__PROBLEM DESCRIPTION__.
Retype the records below from their first line through the line holding "0.4845, 0.4855, 0.4865];", including both ends and no pictures.

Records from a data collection
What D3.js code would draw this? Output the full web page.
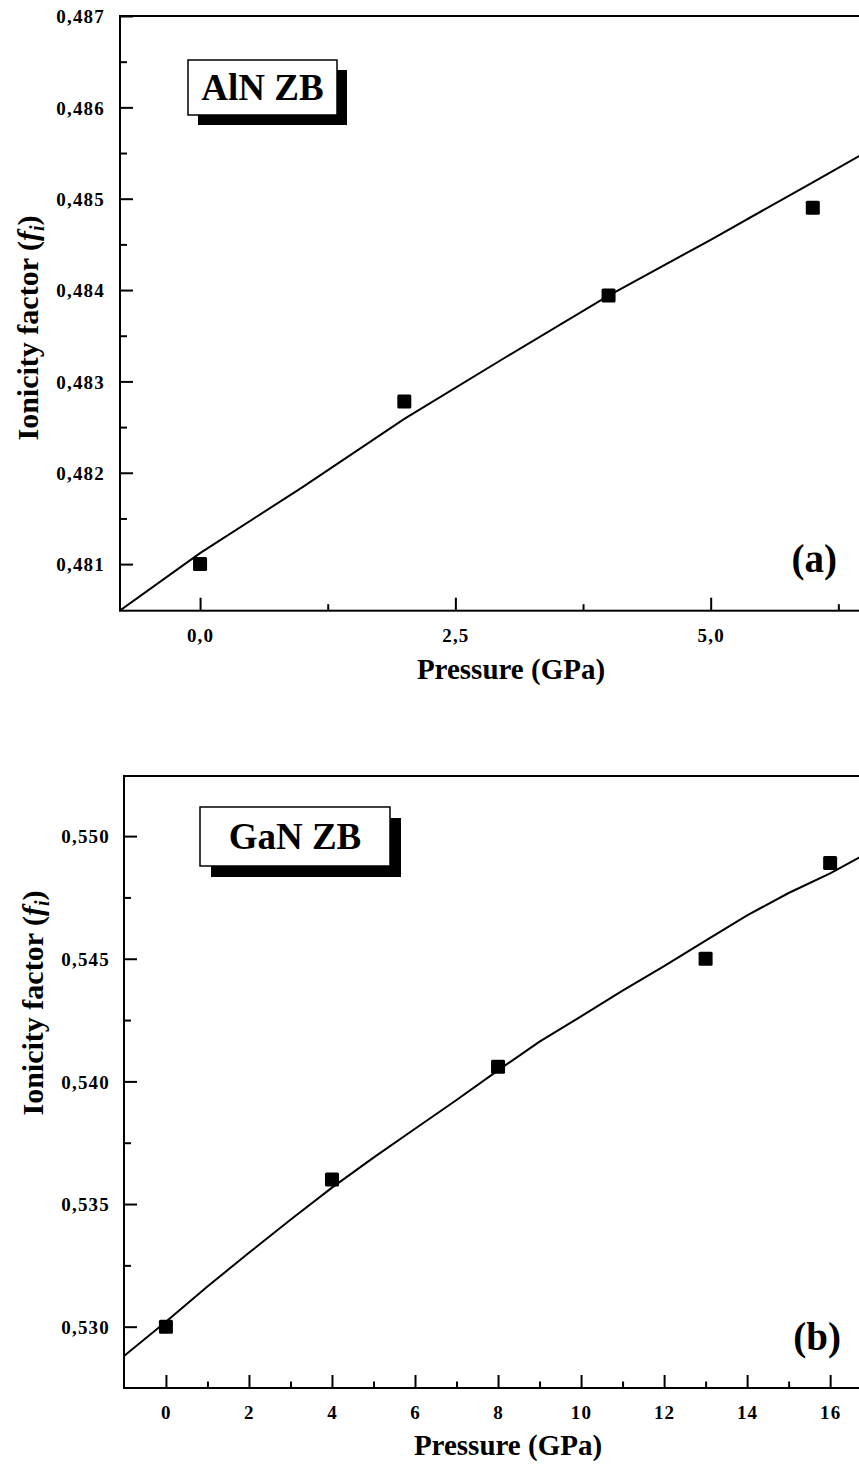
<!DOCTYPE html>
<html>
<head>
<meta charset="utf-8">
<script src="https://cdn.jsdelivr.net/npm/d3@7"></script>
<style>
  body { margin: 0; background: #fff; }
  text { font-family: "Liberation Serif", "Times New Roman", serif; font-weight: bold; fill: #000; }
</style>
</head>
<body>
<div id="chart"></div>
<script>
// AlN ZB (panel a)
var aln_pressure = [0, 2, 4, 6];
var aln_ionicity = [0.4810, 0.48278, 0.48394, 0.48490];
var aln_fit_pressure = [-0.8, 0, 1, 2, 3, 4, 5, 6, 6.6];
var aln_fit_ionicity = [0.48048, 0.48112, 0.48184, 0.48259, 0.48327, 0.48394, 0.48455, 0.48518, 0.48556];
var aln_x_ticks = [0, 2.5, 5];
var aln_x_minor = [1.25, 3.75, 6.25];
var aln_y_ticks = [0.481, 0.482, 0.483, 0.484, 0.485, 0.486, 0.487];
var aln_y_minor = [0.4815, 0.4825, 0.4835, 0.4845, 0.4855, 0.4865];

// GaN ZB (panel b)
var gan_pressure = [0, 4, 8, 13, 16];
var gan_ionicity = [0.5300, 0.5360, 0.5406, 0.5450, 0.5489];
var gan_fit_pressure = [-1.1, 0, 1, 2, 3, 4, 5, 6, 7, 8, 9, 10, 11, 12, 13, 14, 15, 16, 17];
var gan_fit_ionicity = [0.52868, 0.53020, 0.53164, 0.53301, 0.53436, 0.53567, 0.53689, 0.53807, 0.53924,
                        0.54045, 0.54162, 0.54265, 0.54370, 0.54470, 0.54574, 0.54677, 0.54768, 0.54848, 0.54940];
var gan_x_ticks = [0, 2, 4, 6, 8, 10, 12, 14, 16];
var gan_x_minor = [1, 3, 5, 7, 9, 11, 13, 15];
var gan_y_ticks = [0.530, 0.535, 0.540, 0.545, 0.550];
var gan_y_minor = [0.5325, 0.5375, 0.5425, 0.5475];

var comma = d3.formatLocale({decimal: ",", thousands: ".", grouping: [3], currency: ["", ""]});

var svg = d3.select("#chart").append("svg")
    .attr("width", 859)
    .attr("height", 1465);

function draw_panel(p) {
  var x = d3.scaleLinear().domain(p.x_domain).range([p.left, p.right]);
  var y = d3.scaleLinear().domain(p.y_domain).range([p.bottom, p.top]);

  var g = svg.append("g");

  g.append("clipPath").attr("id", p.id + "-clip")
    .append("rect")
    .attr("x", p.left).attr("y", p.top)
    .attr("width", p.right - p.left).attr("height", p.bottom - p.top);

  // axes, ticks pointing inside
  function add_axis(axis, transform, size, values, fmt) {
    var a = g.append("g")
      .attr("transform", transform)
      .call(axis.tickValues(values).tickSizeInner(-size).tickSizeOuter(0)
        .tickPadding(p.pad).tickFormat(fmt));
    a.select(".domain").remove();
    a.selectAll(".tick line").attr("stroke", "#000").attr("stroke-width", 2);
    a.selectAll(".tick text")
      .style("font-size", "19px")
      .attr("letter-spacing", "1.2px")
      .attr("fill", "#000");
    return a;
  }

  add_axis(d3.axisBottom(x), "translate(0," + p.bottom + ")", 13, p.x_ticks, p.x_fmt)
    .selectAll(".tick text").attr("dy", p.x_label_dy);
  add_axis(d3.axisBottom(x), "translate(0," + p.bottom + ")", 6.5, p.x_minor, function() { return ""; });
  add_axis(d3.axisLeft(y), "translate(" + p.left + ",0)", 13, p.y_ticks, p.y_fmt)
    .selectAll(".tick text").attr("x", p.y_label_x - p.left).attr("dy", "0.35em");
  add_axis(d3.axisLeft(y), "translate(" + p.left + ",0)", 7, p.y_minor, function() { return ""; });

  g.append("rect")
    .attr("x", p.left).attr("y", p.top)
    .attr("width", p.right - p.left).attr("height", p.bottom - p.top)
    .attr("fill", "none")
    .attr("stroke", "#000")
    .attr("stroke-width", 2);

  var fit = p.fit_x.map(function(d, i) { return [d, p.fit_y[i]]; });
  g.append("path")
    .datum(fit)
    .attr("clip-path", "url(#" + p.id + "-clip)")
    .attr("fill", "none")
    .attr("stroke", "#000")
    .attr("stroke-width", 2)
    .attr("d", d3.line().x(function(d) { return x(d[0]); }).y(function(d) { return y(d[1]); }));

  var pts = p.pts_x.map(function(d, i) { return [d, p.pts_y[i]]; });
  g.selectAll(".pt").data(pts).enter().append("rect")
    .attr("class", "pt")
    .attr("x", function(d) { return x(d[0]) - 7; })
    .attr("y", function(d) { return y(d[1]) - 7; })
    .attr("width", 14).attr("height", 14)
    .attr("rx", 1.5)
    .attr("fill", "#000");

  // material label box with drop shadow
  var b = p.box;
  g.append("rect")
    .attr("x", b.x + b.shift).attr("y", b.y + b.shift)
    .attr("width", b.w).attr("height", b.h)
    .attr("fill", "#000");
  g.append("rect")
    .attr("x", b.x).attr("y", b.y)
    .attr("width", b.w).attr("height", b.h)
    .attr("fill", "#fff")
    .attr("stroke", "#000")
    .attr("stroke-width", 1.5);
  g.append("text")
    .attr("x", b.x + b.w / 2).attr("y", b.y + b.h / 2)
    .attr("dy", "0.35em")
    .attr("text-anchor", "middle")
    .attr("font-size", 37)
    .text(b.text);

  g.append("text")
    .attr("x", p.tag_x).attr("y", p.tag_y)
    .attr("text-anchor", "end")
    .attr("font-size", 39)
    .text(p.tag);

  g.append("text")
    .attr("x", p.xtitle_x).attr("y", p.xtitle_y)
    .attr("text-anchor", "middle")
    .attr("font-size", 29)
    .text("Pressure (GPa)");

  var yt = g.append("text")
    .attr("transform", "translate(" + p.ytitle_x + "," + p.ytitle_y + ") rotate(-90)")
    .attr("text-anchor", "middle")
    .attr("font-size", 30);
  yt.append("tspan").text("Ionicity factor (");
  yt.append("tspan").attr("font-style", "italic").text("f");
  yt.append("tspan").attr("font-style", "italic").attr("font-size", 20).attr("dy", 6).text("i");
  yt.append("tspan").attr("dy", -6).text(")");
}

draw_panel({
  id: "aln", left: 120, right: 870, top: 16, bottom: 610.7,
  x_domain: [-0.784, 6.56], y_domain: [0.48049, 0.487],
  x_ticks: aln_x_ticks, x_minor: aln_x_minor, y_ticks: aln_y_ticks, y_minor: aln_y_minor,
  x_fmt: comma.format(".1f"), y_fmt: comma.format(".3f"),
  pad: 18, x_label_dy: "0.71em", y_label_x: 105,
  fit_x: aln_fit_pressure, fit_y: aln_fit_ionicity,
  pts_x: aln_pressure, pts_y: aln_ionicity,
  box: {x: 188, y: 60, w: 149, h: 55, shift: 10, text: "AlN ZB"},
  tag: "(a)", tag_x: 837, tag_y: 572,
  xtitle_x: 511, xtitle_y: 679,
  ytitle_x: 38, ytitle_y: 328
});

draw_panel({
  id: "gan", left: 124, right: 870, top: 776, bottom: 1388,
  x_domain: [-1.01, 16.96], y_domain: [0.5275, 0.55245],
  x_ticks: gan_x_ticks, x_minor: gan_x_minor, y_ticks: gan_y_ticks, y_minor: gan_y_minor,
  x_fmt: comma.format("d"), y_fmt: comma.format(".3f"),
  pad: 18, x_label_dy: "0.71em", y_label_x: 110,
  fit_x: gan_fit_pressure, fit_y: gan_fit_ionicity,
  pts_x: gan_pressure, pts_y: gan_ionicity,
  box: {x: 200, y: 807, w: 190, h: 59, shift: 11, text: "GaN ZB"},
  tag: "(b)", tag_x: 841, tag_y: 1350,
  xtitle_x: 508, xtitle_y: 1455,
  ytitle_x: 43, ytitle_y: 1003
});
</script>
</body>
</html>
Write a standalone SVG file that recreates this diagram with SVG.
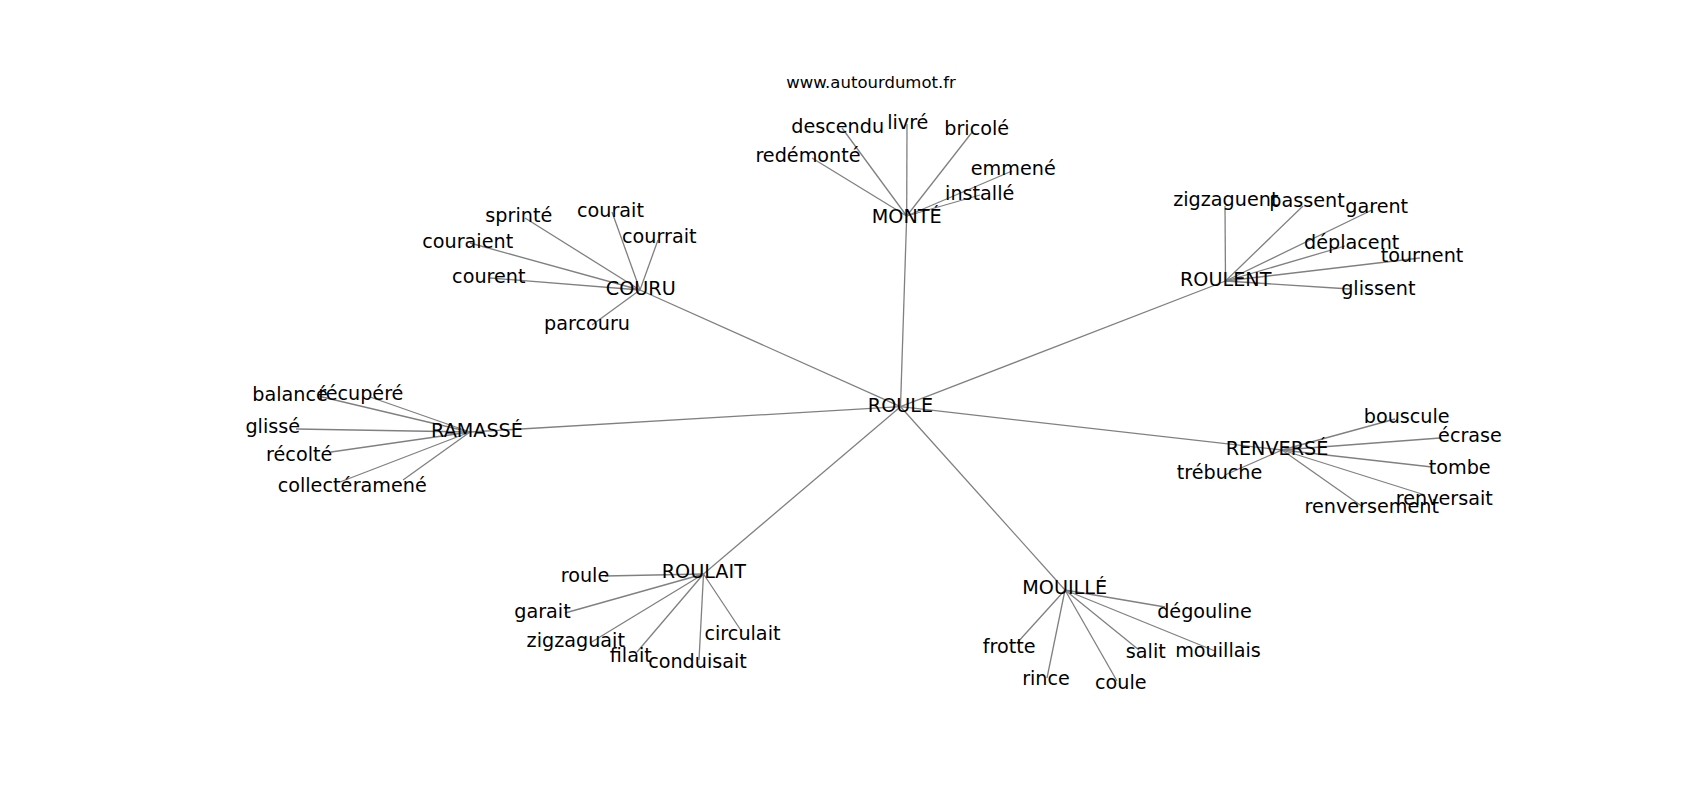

__SOLUTION TO THE EXERCISE__.
What D3.js code would draw this? Output the full web page.
<!DOCTYPE html>
<html>
<head>
<meta charset="utf-8">
<script src="https://cdn.jsdelivr.net/npm/d3@7"></script>
<style>
  body { margin: 0; background: #fff; }
  text { font-family: "Liberation Serif", "Times New Roman", serif; font-weight: bold; fill: #000; }
</style>
</head>
<body>
<div id="chart"></div>
<script>
// AlN ZB (panel a)
var aln_pressure = [0, 2, 4, 6];
var aln_ionicity = [0.4810, 0.48278, 0.48394, 0.48490];
var aln_fit_pressure = [-0.8, 0, 1, 2, 3, 4, 5, 6, 6.6];
var aln_fit_ionicity = [0.48048, 0.48112, 0.48184, 0.48259, 0.48327, 0.48394, 0.48455, 0.48518, 0.48556];
var aln_x_ticks = [0, 2.5, 5];
var aln_x_minor = [1.25, 3.75, 6.25];
var aln_y_ticks = [0.481, 0.482, 0.483, 0.484, 0.485, 0.486, 0.487];
var aln_y_minor = [0.4815, 0.4825, 0.4835, 0.4845, 0.4855, 0.4865];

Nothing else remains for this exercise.